┏━━
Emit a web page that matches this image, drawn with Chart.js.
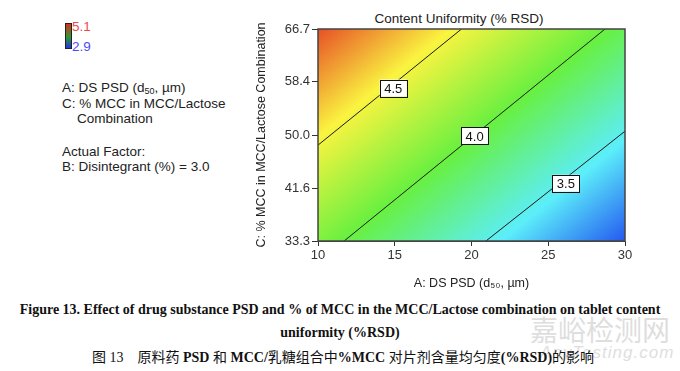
<!DOCTYPE html>
<html>
<head>
<meta charset="utf-8">
<script src="https://cdn.jsdelivr.net/npm/chart.js@4"></script>
<style>
  body { margin: 0; width: 680px; height: 371px; position: relative; overflow: hidden; background: #fff;
         font-family: "Liberation Sans", Arial, sans-serif; }
  #wrap { position: absolute; left: 240px; top: 0; width: 420px; height: 295px; }
  #ctitle { position: absolute; left: 359px; top: 11px; width: 200px; text-align: center; font-size: 13.5px;
            line-height: 16px; color: #222; white-space: nowrap; }
  .side { position: absolute; left: 62px; font-size: 13.5px; color: #222; line-height: 16px; white-space: nowrap; }
  .side sub { font-size: 9px; vertical-align: -2px; line-height: 0; }
  #bar { position: absolute; left: 65px; top: 23px; width: 5px; height: 24px; border: 1px solid #222;
         background: linear-gradient(#d83020, #2e9a30 55%, #1e36e0); }
  .barlab { position: absolute; left: 72px; font-size: 13.5px; line-height: 16px; }
  .cap { position: absolute; left: 0; width: 680px; text-align: center; color: #111; white-space: nowrap;
         font-family: "Liberation Serif", "Times New Roman", serif; font-size: 14px; line-height: 17px; z-index: 2; }
  .cap.en { font-weight: bold; }
  .cap.zh { left: 92px; width: auto; text-align: left; font-family: "Liberation Serif", "Noto Sans CJK SC", serif; }
  .wm { position: absolute; color: #dedede; white-space: nowrap; z-index: 1; }
</style>
</head>
<body>
<div id="bar"></div>
<div class="barlab" style="top:19px;color:#ee4c4c">5.1</div>
<div class="barlab" style="top:39px;color:#4c4cff">2.9</div>

<div class="side" style="top:80px">A: DS PSD (d<sub>50</sub>, µm)</div>
<div class="side" style="top:96px">C: % MCC in MCC/Lactose</div>
<div class="side" style="top:111px;left:77px">Combination</div>
<div class="side" style="top:144px">Actual Factor:</div>
<div class="side" style="top:159px">B: Disintegrant (%) = 3.0</div>

<div id="ctitle">Content Uniformity (% RSD)</div>
<div id="wrap"><canvas id="rsdContour"></canvas></div>

<div class="wm" style="left:530px;top:312px;font-size:28px;line-height:34px;font-family:'Noto Sans CJK SC',sans-serif;">嘉峪检测网</div>
<div class="wm" style="left:540px;top:343px;font-size:17px;line-height:20px;font-style:italic;letter-spacing:1px;">AnyTesting.com</div>

<div class="cap en" style="top:301px">Figure 13. Effect of drug substance PSD and % of MCC in the MCC/Lactose combination on tablet content</div>
<div class="cap en" style="top:324px">uniformity (%RSD)</div>
<div class="cap zh" style="top:349px">图 13　原料药 <b>PSD</b> 和 <b>MCC/</b>乳糖组合中<b>%MCC</b> 对片剂含量均匀度<b>(%RSD)</b>的影响</div>

<script>
// 축 눈금
const xTicks = [10, 15, 20, 25, 30];
const yTicks = [33.3, 41.6, 50.0, 58.4, 66.7];

// 눈금 격자에서 읽은 %RSD 값 (행 = yTicks 순서)
const rsd333 = [4.09, 3.82, 3.55, 3.28, 3.01];
const rsd416 = [4.32, 4.05, 3.78, 3.51, 3.24];
const rsd500 = [4.56, 4.29, 4.02, 3.74, 3.47];
const rsd584 = [4.79, 4.52, 4.25, 3.98, 3.71];
const rsd667 = [5.02, 4.75, 4.48, 4.21, 3.94];
const rsdRows = [rsd333, rsd416, rsd500, rsd584, rsd667];

// 색상 범위
const colorMin = 2.9;
const colorMax = 5.1;

// 등고선 (끝점)
const contourLevels = ["4.5", "4.0", "3.5"];
const c45X = [10, 19.35], c45Y = [48.4, 66.7];
const c40X = [11.7, 28.7], c40Y = [33.3, 66.7];
const c35X = [20.94, 30], c35Y = [33.3, 50.6];
const labelX = [14.9, 20.2, 26.15];
const labelY = [57.4, 49.85, 42.4];

const FONT = "'Liberation Sans', Arial, sans-serif";

// blue -> cyan -> green -> yellow -> red
const palette = [
  [0.00, [22, 52, 238]],
  [0.25, [92, 238, 250]],
  [0.50, [104, 240, 64]],
  [0.75, [250, 244, 64]],
  [1.00, [228, 52, 34]]
];

function colorFor(v) {
  let t = (v - colorMin) / (colorMax - colorMin);
  t = Math.max(0, Math.min(1, t));
  for (let i = 0; i < palette.length - 1; i++) {
    const a = palette[i], b = palette[i + 1];
    if (t <= b[0]) {
      const k = (t - a[0]) / (b[0] - a[0]);
      return a[1].map((c, j) => Math.round(c + (b[1][j] - c) * k));
    }
  }
  return palette[palette.length - 1][1];
}

function findCell(arr, v) {
  for (let i = 0; i < arr.length - 2; i++) {
    if (v <= arr[i + 1]) return i;
  }
  return arr.length - 2;
}

// 격자값 쌍선형 보간 (셀 내부 음영용)
function rsdAt(x, y) {
  const i = findCell(xTicks, x);
  const j = findCell(yTicks, y);
  const tx = (x - xTicks[i]) / (xTicks[i + 1] - xTicks[i]);
  const ty = (y - yTicks[j]) / (yTicks[j + 1] - yTicks[j]);
  const v00 = rsdRows[j][i], v10 = rsdRows[j][i + 1];
  const v01 = rsdRows[j + 1][i], v11 = rsdRows[j + 1][i + 1];
  return (v00 * (1 - tx) + v10 * tx) * (1 - ty) + (v01 * (1 - tx) + v11 * tx) * ty;
}

// 배경 색면 + 라벨 + 테두리
const surfacePlugin = {
  id: "surface",
  beforeDatasetsDraw(chart) {
    const { ctx, chartArea: area, scales } = chart;
    const w = Math.round(area.right - area.left);
    const h = Math.round(area.bottom - area.top);
    const off = document.createElement("canvas");
    off.width = w; off.height = h;
    const octx = off.getContext("2d");
    const img = octx.createImageData(w, h);
    for (let py = 0; py < h; py++) {
      const yv = scales.y.getValueForPixel(area.top + py + 0.5);
      for (let px = 0; px < w; px++) {
        const xv = scales.x.getValueForPixel(area.left + px + 0.5);
        const c = colorFor(rsdAt(xv, yv));
        const k = (py * w + px) * 4;
        img.data[k] = c[0]; img.data[k + 1] = c[1]; img.data[k + 2] = c[2]; img.data[k + 3] = 255;
      }
    }
    octx.putImageData(img, 0, 0);
    ctx.save();
    ctx.drawImage(off, area.left, area.top, area.right - area.left, area.bottom - area.top);
    ctx.restore();
  },
  afterDraw(chart) {
    const { ctx, chartArea: area, scales } = chart;
    ctx.save();
    ctx.font = "13px " + FONT;
    ctx.textAlign = "center";
    ctx.textBaseline = "middle";
    contourLevels.forEach((lab, i) => {
      const cx = scales.x.getPixelForValue(labelX[i]);
      const cy = scales.y.getPixelForValue(labelY[i]);
      const bw = 27, bh = 17;
      ctx.fillStyle = "#fff";
      ctx.fillRect(cx - bw / 2, cy - bh / 2, bw, bh);
      ctx.strokeStyle = "#111";
      ctx.lineWidth = 1;
      ctx.strokeRect(Math.round(cx - bw / 2) + 0.5, Math.round(cy - bh / 2) + 0.5, bw, bh);
      ctx.fillStyle = "#111";
      ctx.fillText(lab, cx, cy + 1);
    });
    ctx.strokeStyle = "#444";
    ctx.lineWidth = 1.5;
    ctx.strokeRect(area.left, area.top, area.right - area.left, area.bottom - area.top);
    ctx.restore();
  }
};

function toPoints(xs, ys) {
  return xs.map((x, i) => ({ x: x, y: ys[i] }));
}

function contourSet(label, xs, ys) {
  return {
    label: label,
    data: toPoints(xs, ys),
    showLine: true,
    borderColor: "#1a1a1a",
    borderWidth: 1,
    pointRadius: 0
  };
}

function axisTicks() {
  return { color: "#333", font: { family: FONT, size: 13 }, padding: 2, autoSkip: false, maxRotation: 0 };
}

window.addEventListener("DOMContentLoaded", () => {
  new Chart(document.getElementById("rsdContour"), {
    type: "scatter",
    data: {
      datasets: [
        contourSet("4.5", c45X, c45Y),
        contourSet("4.0", c40X, c40Y),
        contourSet("3.5", c35X, c35Y)
      ]
    },
    plugins: [surfacePlugin],
    options: {
      responsive: true,
      maintainAspectRatio: false,
      animation: false,
      layout: { padding: { left: 10, right: 35, top: 29, bottom: 0 } },
      plugins: {
        legend: { display: false },
        tooltip: { enabled: false },
        title: { display: false }
      },
      scales: {
        x: {
          type: "linear",
          min: 10, max: 30,
          afterBuildTicks: (s) => { s.ticks = xTicks.map(v => ({ value: v })); },
          afterFit: (s) => { s.height = 54; },
          ticks: { ...axisTicks(), callback: (v) => String(v) },
          grid: { drawOnChartArea: false, drawTicks: true, tickLength: 5, color: "#333" },
          border: { display: true, color: "#444", width: 1 },
          title: { display: true, text: "A: DS PSD (d₅₀, µm)", color: "#222", font: { family: FONT, size: 12.5 }, padding: { top: 8, bottom: 4 } }
        },
        y: {
          type: "linear",
          min: 33.3, max: 66.7,
          afterBuildTicks: (s) => { s.ticks = yTicks.map(v => ({ value: v })); },
          afterFit: (s) => { s.width = 68; },
          ticks: { ...axisTicks(), callback: (v) => Number(v).toFixed(1) },
          grid: { drawOnChartArea: false, drawTicks: true, tickLength: 6, color: "#333" },
          border: { display: true, color: "#444", width: 1 },
          title: { display: true, text: "C: % MCC in MCC/Lactose Combination", color: "#222", font: { family: FONT, size: 12.5 }, padding: { top: 4, bottom: 4 } }
        }
      }
    }
  });
});
</script>
</body>
</html>
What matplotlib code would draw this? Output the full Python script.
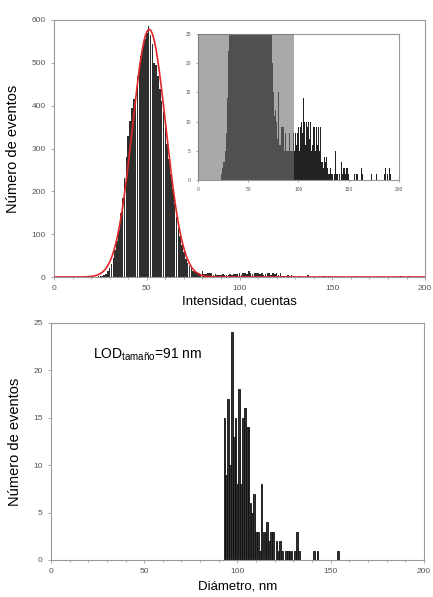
import numpy as np
import matplotlib
matplotlib.use("Agg")
import matplotlib.pyplot as plt

plt.rcParams['font.family'] = ['Liberation Sans', 'DejaVu Sans']
plt.rcParams['mathtext.fontset'] = 'custom'
plt.rcParams['mathtext.rm'] = 'Liberation Sans'

# ---------------- data: intensity histogram (bin width 1 count) ----------------
int_start = 23
int_counts = [
    1, 2, 3, 3, 5, 8, 14, 22, 30, 45,             # 23-32
    62, 85, 110, 150, 185, 230, 280, 330, 365, 395,  # 33-42
    415, 420, 470, 500, 515, 540, 555, 570, 585, 565,  # 43-52
    545, 500, 495, 470, 440, 410, 385, 350, 310, 275,  # 53-62
    240, 205, 170, 140, 115, 95, 75, 58, 42, 32,       # 63-72
    25, 20, 15, 11, 12, 10, 7, 15, 6, 6,               # 73-82
    9, 9, 9, 5, 8, 5, 5, 5, 8, 5,                      # 83-92
    5, 5, 8, 5, 8, 6, 8, 9, 5, 9,                      # 93-102
    10, 8, 14, 10, 6, 10, 9, 10, 7, 10,                # 103-112
    5, 6, 9, 9, 5, 9, 6, 9, 5, 9,                      # 113-122
    3, 3, 2, 4, 3, 4, 2, 1, 1, 2,                      # 123-132
    1, 1, 0, 1, 5, 1, 1, 0, 1, 0,                      # 133-142
    3, 1, 2, 2, 1, 2, 2, 1, 0, 0,                      # 143-152
    0, 0, 0, 1, 0, 1, 1, 0, 0, 0,                      # 153-162
    2, 1, 0, 0, 0, 0, 0, 0, 0, 0,                      # 163-172
    1, 0, 0, 0, 0, 1, 0, 0, 0, 0,                      # 173-182
    0, 0, 0, 1, 2, 0, 1, 0, 2, 1,                      # 183-192
]
# Gaussian fit shown in red
fit_amplitude = 578
fit_center = 51.3
fit_sigma = 9.0

# ---------------- data: diameter histogram ----------------
diam_bins = [93, 94, 95, 96, 97, 98, 99, 100, 101, 102, 103, 104, 105, 106,
             107, 108, 109, 110, 111, 112, 113, 114, 115, 116, 117, 118, 119,
             121, 122, 123, 124, 126, 127, 128, 129, 131, 132, 133, 141, 143, 154]
diam_counts = [15, 9, 17, 10, 24, 13, 15, 8, 18, 8, 15, 16, 14, 14,
               6, 5, 7, 3, 3, 1, 8, 3, 3, 4, 2, 3, 3,
               2, 1, 2, 1, 1, 1, 1, 1, 1, 3, 1, 1, 1, 1]

top_xticks = [0, 50, 100, 150, 200]
top_yticks = [0, 100, 200, 300, 400, 500, 600]
inset_yticks = [0, 5, 10, 15, 20, 25]
bot_yticks = [0, 5, 10, 15, 20, 25]

int_x = np.arange(int_start, int_start + len(int_counts))

fig = plt.figure(figsize=(4.33, 5.97), dpi=100)

spine_c = '#999999'
tick_c = '#555555'

def style(ax, fs):
    for s in ax.spines.values():
        s.set_color(spine_c)
        s.set_linewidth(0.8)
    ax.tick_params(colors=spine_c, labelcolor=tick_c, labelsize=fs,
                   length=2.5, width=0.6, direction='out')

# ---- top main ----
ax1 = fig.add_axes([0.1247, 0.536, 0.857, 0.4305])
ax1.bar(int_x, int_counts, width=0.85, color='#2e2e2e', edgecolor='none', zorder=2)
xf = np.linspace(0, 200, 801)
ax1.plot(xf, fit_amplitude * np.exp(-(xf - fit_center) ** 2 / (2 * fit_sigma ** 2)),
         color='#e0262a', lw=1.2, zorder=3)
ax1.set_xlim(0, 200)
ax1.set_ylim(0, 600)
ax1.set_xticks(top_xticks)
ax1.set_yticks(top_yticks)
ax1.set_xticks(np.arange(0, 201, 10), minor=True)
ax1.tick_params(which='minor', length=1.5, colors=spine_c)
style(ax1, 6)
ax1.set_ylabel('Número de eventos', fontsize=10.5, labelpad=8)
ax1.set_xlabel('Intensidad, cuentas', fontsize=9.5, labelpad=2)

# ---- inset ----
ax2 = fig.add_axes([0.457, 0.6985, 0.4645, 0.2446])
ax2.bar(int_x, int_counts, width=1.0, color='#222222', edgecolor='none', zorder=2)
ax2.axvspan(0, 96, color='#707070', alpha=0.6, lw=0, zorder=3)
ax2.set_xlim(0, 200)
ax2.set_ylim(0, 25)
ax2.set_xticks(top_xticks)
ax2.set_yticks(inset_yticks)
style(ax2, 3.5)
ax2.tick_params(length=1.5)

# ---- bottom ----
ax3 = fig.add_axes([0.1178, 0.062, 0.861, 0.397])
ax3.bar(diam_bins, diam_counts, width=0.9, color='#333333', edgecolor='#111111',
        linewidth=0.6, zorder=2)
ax3.set_xlim(0, 200)
ax3.set_ylim(0, 25)
ax3.set_xticks(top_xticks)
ax3.set_yticks(bot_yticks)
ax3.set_xticks(np.arange(0, 201, 10), minor=True)
ax3.tick_params(which='minor', length=1.5, colors=spine_c)
style(ax3, 6)
ax3.set_ylabel('Número de eventos', fontsize=10.5, labelpad=8)
ax3.set_xlabel('Diámetro, nm', fontsize=9.5, labelpad=4)
ax3.text(22.5, 21.6, r'LOD$_{\mathrm{tamaño}}$=91 nm', fontsize=10, va='center', ha='left')

fig.savefig('out.png', dpi=100)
┗━━
Stated task: Take only the lines above from the one that has "What matplotlib code" through the one that has "plt.rcParams['mathtext.rm'] = 'Liberation" and reproduce them exactly, omitting any pictures.

Response below:
What matplotlib code would draw this? Output the full Python script.
import numpy as np
import matplotlib
matplotlib.use("Agg")
import matplotlib.pyplot as plt

plt.rcParams['font.family'] = ['Liberation Sans', 'DejaVu Sans']
plt.rcParams['mathtext.fontset'] = 'custom'
plt.rcParams['mathtext.rm'] = 'Liberation Sans'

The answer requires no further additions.